America the Beautiful Festival returns to Port Jervis with fireworks, history
Port Jervis will host fireworks, reenactors and a Battle of Minisink program June 13-14 as the America the Beautiful Festival leans into America 250.

Port Jervis is set to turn New Century into a two-day gathering point for families, veterans, reenactors and weekend visitors, with fireworks, live music and a history-heavy program built around America’s 250th birthday. The fourth annual America the Beautiful Festival will run June 13-14 at 517 Neversink Dr., with Saturday hours from 11 a.m. to 9 p.m. and Sunday from 10 a.m. to 7 p.m. Admission is being promoted as free, parking will cost $5, and ticket listings also show tickets starting at $5.00.

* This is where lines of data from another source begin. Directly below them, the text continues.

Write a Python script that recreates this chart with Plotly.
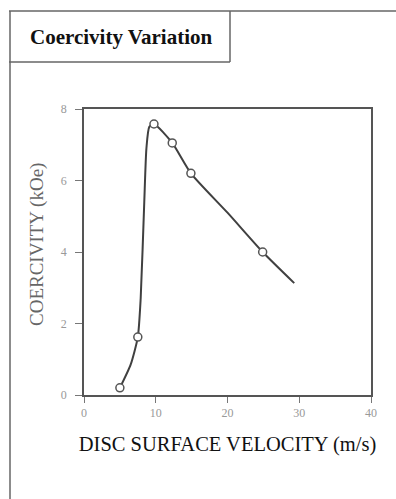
import plotly.graph_objects as go

# Measured data points (open circles)
pt_velocity = [5.0, 7.5, 9.75, 12.3, 14.9, 24.9]
pt_coercivity = [0.2, 1.62, 7.58, 7.05, 6.2, 4.0]

# Points
curve_velocity = [5.0, 6.5, 7.5, 7.9, 8.4, 8.7, 9.1, 9.75, 12.3, 14.9, 20.0, 24.9, 29.3]
curve_coercivity = [0.2, 0.85, 1.62, 2.7, 5.4, 6.9, 7.5, 7.58, 7.05, 6.2, 5.1, 4.0, 3.13]

x_ticks = [0, 10, 20, 30, 40]
y_ticks = [0, 2, 4, 6, 8]

W, H = 396, 499
L, R, T, B = 84, 371, 109, 395

def px(xp):
    return (xp - L) / (R - L)

def py(yp):
    return (B - yp) / (B - T)

SERIF = "Liberation Serif"

fig = go.Figure()
fig.add_trace(go.Scatter(
    x=curve_velocity, y=curve_coercivity, mode="lines",
    line=dict(color="#404040", width=2, shape="spline", smoothing=0.6),
    hoverinfo="skip", showlegend=False))
fig.add_trace(go.Scatter(
    x=pt_velocity, y=pt_coercivity, mode="markers",
    marker=dict(symbol="circle", size=8, color="white",
                line=dict(color="#555555", width=1.5)),
    showlegend=False))

frame_col = "#666666"
shapes = [
    dict(type="line", xref="paper", yref="paper", x0=px(9), x1=px(W + 5), y0=py(11), y1=py(11),
         line=dict(color=frame_col, width=1.5)),
    dict(type="line", xref="paper", yref="paper", x0=px(10), x1=px(10), y0=py(11), y1=py(H + 5),
         line=dict(color=frame_col, width=1.5)),
    dict(type="line", xref="paper", yref="paper", x0=px(9), x1=px(230), y0=py(62), y1=py(62),
         line=dict(color=frame_col, width=1.5)),
    dict(type="line", xref="paper", yref="paper", x0=px(230), x1=px(230), y0=py(11), y1=py(62),
         line=dict(color=frame_col, width=1.5)),
]

fig.update_layout(
    width=W, height=H,
    margin=dict(l=L, r=W - R, t=T, b=H - B),
    plot_bgcolor="white", paper_bgcolor="white",
    shapes=shapes,
    annotations=[
        dict(text="<b>Coercivity Variation</b>", xref="paper", yref="paper",
             x=px(28), y=py(37), xanchor="left", yanchor="middle", showarrow=False,
             font=dict(family=SERIF, size=21, color="#111111")),
        dict(text="COERCIVITY (kOe)", xref="paper", yref="paper", textangle=-90,
             x=px(37), y=py(245), xanchor="center", yanchor="middle", showarrow=False,
             font=dict(family=SERIF, size=19, color="#666666")),
    ],
    xaxis=dict(
        range=[0, 40], tickvals=x_ticks, ticktext=[str(v) for v in x_ticks],
        showgrid=False, zeroline=False, showline=True, mirror=True,
        linecolor="#555555", linewidth=1.5,
        ticks="outside", ticklen=6, tickcolor="#777777", tickwidth=1,
        tickfont=dict(family=SERIF, size=12, color="#999999"),
        title=dict(text="DISC SURFACE VELOCITY (m/s)", standoff=17,
                   font=dict(family=SERIF, size=20.5, color="#111111")),
    ),
    yaxis=dict(
        range=[0, 8], tickvals=y_ticks, ticktext=[str(v) for v in y_ticks],
        showgrid=False, zeroline=False, showline=True, mirror=True,
        linecolor="#555555", linewidth=1.5,
        ticks="outside", ticklen=7, tickcolor="#777777", tickwidth=1,
        ticklabelstandoff=6,
        tickfont=dict(family=SERIF, size=12, color="#999999"),
    ),
)

fig.write_html("out.html", config={"displayModeBar": False},
               post_script="document.body.style.margin='0';")
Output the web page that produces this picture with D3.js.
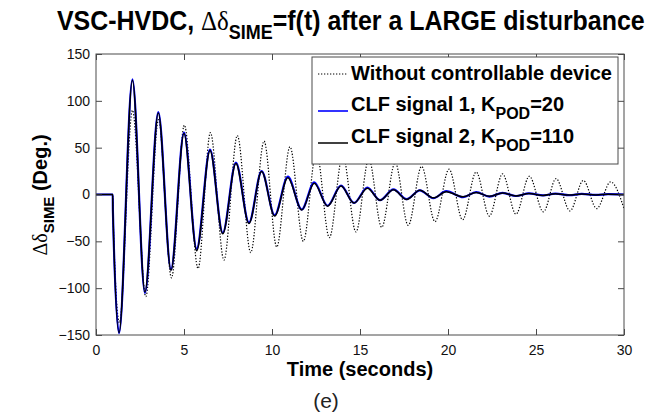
<!DOCTYPE html>
<html>

<head>
  <meta charset="utf-8">
  <title>VSC-HVDC delta SIME</title>
  <style>
    body { margin: 0; background: #fff; }
    text { font-family: Arial, "Liberation Sans", sans-serif; }
  </style>
</head>

<body>

  <svg id="main" width="650" height="412"></svg>

  <script src="https://cdn.jsdelivr.net/npm/d3@7"></script>
  <script>

    // extrema (seconds / degrees)
    const timeNoCtrl = [0, 0.95, 0.96, 1.33, 2.07, 2.83, 3.55, 4.29, 5.02, 5.8, 6.5, 7.27, 8.03, 8.79, 9.55,
      10.27, 11.02, 11.78, 12.52, 13.26, 14.02, 14.77, 15.5, 16.23, 17.0, 17.74, 18.5, 19.26, 20.06,
      20.83, 21.6, 22.35, 23.1, 23.86, 24.62, 25.42, 26.14, 26.93, 27.69, 28.45, 29.24, 30]
    const deltaNoCtrl = [0, 0, -17, -137, 90, -109, 80, -89, 74, -79, 66, -70, 63, -62, 57,
      -56, 51, -50, 46, -46, 42, -40, 38, -35, 34, -33, 30, -29, 27,
      -27, 24, -23, 22, -21, 19.5, -18.5, 17, -17.5, 15, -15, 13.5, -15]

    const timeClf = [0, 0.95, 0.96, 1.31, 2.07, 2.78, 3.54, 4.26, 5.0, 5.72, 6.48, 7.2, 7.95, 8.69, 9.41,
      10.15, 10.9, 11.69, 12.4, 13.16, 13.92, 14.66, 15.42, 16.14, 16.9, 17.65, 18.4, 19.17, 19.9,
      20.86, 21.6, 22.35, 23.1, 23.86, 24.6, 25.4, 26.1, 26.9, 27.6, 28.4, 29.1, 30]
    const deltaClf1 = [0, 0, -17, -148, 123, -105, 88, -80, 66, -58, 48, -41, 34, -30, 25,
      -22, 19, -16, 13, -12, 9.5, -9, 7.5, -6, 5.5, -5, 4.5, -4, 3.5,
      -2.8, 2.5, -2.2, 1.8, -1.6, 1.2, -1, 1, -0.8, 0.6, -0.5, 0.4, 0]
    const deltaClf2 = [0, 0, -17, -147.5, 122, -104, 87, -81, 65, -60, 47, -42, 33, -31, 24.5,
      -23, 18, -16.5, 12, -12.5, 9, -9.2, 6.7, -6.2, 5, -5.3, 4.5, -3.6, 3,
      -2.5, 2.2, -2, 1.5, -1.5, 1, -1, 0.8, -0.6, 0.5, -0.4, 0.3, 0]

    const xTicks = [0, 5, 10, 15, 20, 25, 30]
    const yTicks = [-150, -100, -50, 0, 50, 100, 150]

    const svg = d3.select('#main')
    const plot = { left: 96, right: 624, top: 54, bottom: 335 }

    const x = d3.scaleLinear().domain([0, 30]).range([plot.left, plot.right])
    const y = d3.scaleLinear().domain([-150, 150]).range([plot.bottom, plot.top])

    svg.append('defs').append('clipPath').attr('id', 'clip')
      .append('rect')
      .attr('x', plot.left).attr('y', plot.top)
      .attr('width', plot.right - plot.left).attr('height', plot.bottom - plot.top)

    // curves
    const line = d3.line()
      .x(d => x(d[0]))
      .y(d => y(d[1]))
      .curve(d3.curveMonotoneX)

    const series = [
      { t: timeNoCtrl, v: deltaNoCtrl, color: '#000', width: 1.2, dash: '1.3,1.7' },
      { t: timeClf, v: deltaClf1, color: '#0000ff', width: 2.2, dash: null },
      { t: timeClf, v: deltaClf2, color: '#000', width: 1.5, dash: null }
    ]

    const lines = svg.append('g').attr('clip-path', 'url(#clip)')
    series.forEach(s => {
      lines.append('path')
        .datum(d3.zip(s.t, s.v))
        .attr('fill', 'none')
        .attr('stroke', s.color)
        .attr('stroke-width', s.width)
        .attr('stroke-dasharray', s.dash)
        .attr('d', line)
    })

    // axes, MATLAB style: box with inward ticks
    const tickLen = 6
    const axisColor = '#4a4a4a'
    const axes = svg.append('g')
    axes.append('rect')
      .attr('x', plot.left).attr('y', plot.top)
      .attr('width', plot.right - plot.left).attr('height', plot.bottom - plot.top)
      .attr('fill', 'none').attr('stroke', axisColor).attr('stroke-width', 1)

    axes.append('g').attr('transform', `translate(0,${plot.bottom})`)
      .call(d3.axisBottom(x).tickValues(xTicks).tickSizeInner(-tickLen).tickSizeOuter(0).tickPadding(10))
    axes.append('g').attr('transform', `translate(0,${plot.top})`)
      .call(d3.axisTop(x).tickValues(xTicks).tickSizeInner(-tickLen).tickSizeOuter(0).tickFormat(''))
    axes.append('g').attr('transform', `translate(${plot.left},0)`)
      .call(d3.axisLeft(y).tickValues(yTicks).tickSizeInner(-tickLen).tickSizeOuter(0).tickPadding(6))
    axes.append('g').attr('transform', `translate(${plot.right},0)`)
      .call(d3.axisRight(y).tickValues(yTicks).tickSizeInner(-tickLen).tickSizeOuter(0).tickFormat(''))

    axes.selectAll('.domain').remove()
    axes.selectAll('.tick line').attr('stroke', axisColor)
    axes.selectAll('.tick text')
      .attr('font-size', '14px')
      .attr('font-family', 'Arial, "Liberation Sans", sans-serif')
      .attr('fill', '#111')

    // texts with subscripts
    function addSub(t, main, sub, rest, size, greek, subScale = 0.72, drop = 0.3) {
      if (greek) {
        t.append('tspan').text(greek)
          .attr('font-family', '"Liberation Serif", "Times New Roman", serif')
          .attr('font-weight', 'normal')
      } else {
        t.append('tspan').text(main)
      }
      t.append('tspan').text(sub).attr('font-size', size * subScale + 'px').attr('dy', size * drop)
      t.append('tspan').text(rest).attr('dy', -size * drop)
    }

    // title
    const titleSize = 28
    const title = svg.append('text')
      .attr('x', 57).attr('y', 30)
      .attr('font-size', titleSize + 'px')
      .attr('font-weight', 'bold')
      .attr('fill', '#000')
    title.append('tspan').text('VSC-HVDC, ')
    addSub(title, null, 'SIME', '=f(t) after a LARGE disturbance', titleSize, 'Δδ', 0.72, 0.32)
    const tw = title.node().getBBox().width
    title.attr('transform', `translate(57,0) scale(${588 / tw},1) translate(-57,0)`)

    // axis labels
    svg.append('text')
      .attr('x', 360).attr('y', 376)
      .attr('text-anchor', 'middle')
      .attr('font-size', '20px')
      .attr('font-weight', 'bold')
      .text('Time (seconds)')

    const ylab = svg.append('text')
      .attr('transform', 'translate(47,195) rotate(-90)')
      .attr('text-anchor', 'middle')
      .attr('font-size', '20px')
      .attr('font-weight', 'bold')
    addSub(ylab, null, 'SIME', ' (Deg.)', 20, 'Δδ', 0.75, 0.35)

    svg.append('text')
      .attr('x', 326).attr('y', 408)
      .attr('text-anchor', 'middle')
      .attr('font-size', '21px')
      .attr('fill', '#222')
      .text('(e)')

    // legend
    const legend = svg.append('g')
    legend.append('rect')
      .attr('x', 312).attr('y', 57)
      .attr('width', 306).attr('height', 107)
      .attr('fill', '#fff').attr('stroke', axisColor).attr('stroke-width', 1)

    const legendRows = [
      { y: 80, main: 'Without controllable device' },
      { y: 111, main: 'CLF signal 1, K', sub: 'POD', rest: '=20' },
      { y: 143, main: 'CLF signal 2, K', sub: 'POD', rest: '=110' }
    ]
    legendRows.forEach((r, i) => {
      const s = series[i]
      legend.append('line')
        .attr('x1', 318).attr('x2', 348)
        .attr('y1', r.y - (r.sub ? 0 : 6)).attr('y2', r.y - (r.sub ? 0 : 6))
        .attr('stroke', s.color)
        .attr('stroke-width', i === 1 ? 1.6 : (i === 0 ? 1 : 1.5))
        .attr('stroke-dasharray', s.dash)
      const t = legend.append('text')
        .attr('x', 351).attr('y', r.y)
        .attr('font-size', '20px')
        .attr('font-weight', 'bold')
      if (r.sub) addSub(t, r.main, r.sub, r.rest, 20, null, 0.8, 0.4)
      else t.text(r.main)
    })

  </script>
</body>

</html>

This year’s draw goes well beyond a standard festival lineup. Promotional material says the event will honor veterans, military members and first responders while featuring a Battle of Minisink reenactment, George Washington on horseback, Ben Franklin, Revolutionary War-era reenactors and a USA 250th birthday cake-cutting. The schedule also includes a fireworks spectacular, live country, folk and Americana music, a car show, vendors, contests, arts and crafts, kids’ activities and award-winning food trucks, giving Port Jervis a full weekend of activity rather than a single evening crowd.
The event has grown steadily since its early editions. The second annual festival in 2024 featured Jimmy Sturr, Darryl Worley and Dave Bray USA, while the third annual festival in 2025 added a carnival that ran June 12-15 and put Coffey Anderson and Dave Bray USA on the bill. Organizers described that 2025 edition as a celebration of the U.S. Army’s 250th birthday, with tributes and community recognition folded into the entertainment.

New Century Festivals says the 2026 festival will also include writing and art contests, with prizes that include a $3,000 cash pot, an Honor Flight and gift cards. That gives the weekend a civic edge that reaches beyond the stage and fireworks, tying school-age creators and local participants into the same celebration as the reenactors and headliners.
For Port Jervis businesses, the payoff comes from the way the schedule stretches traffic across both days. A free-admission festival with $5 parking, daytime programming and evening fireworks should keep visitors moving through the Neversink Drive corridor for meals, shopping and other purchases, while the historical programming gives the city a signature summer event built around local pride as well as national history.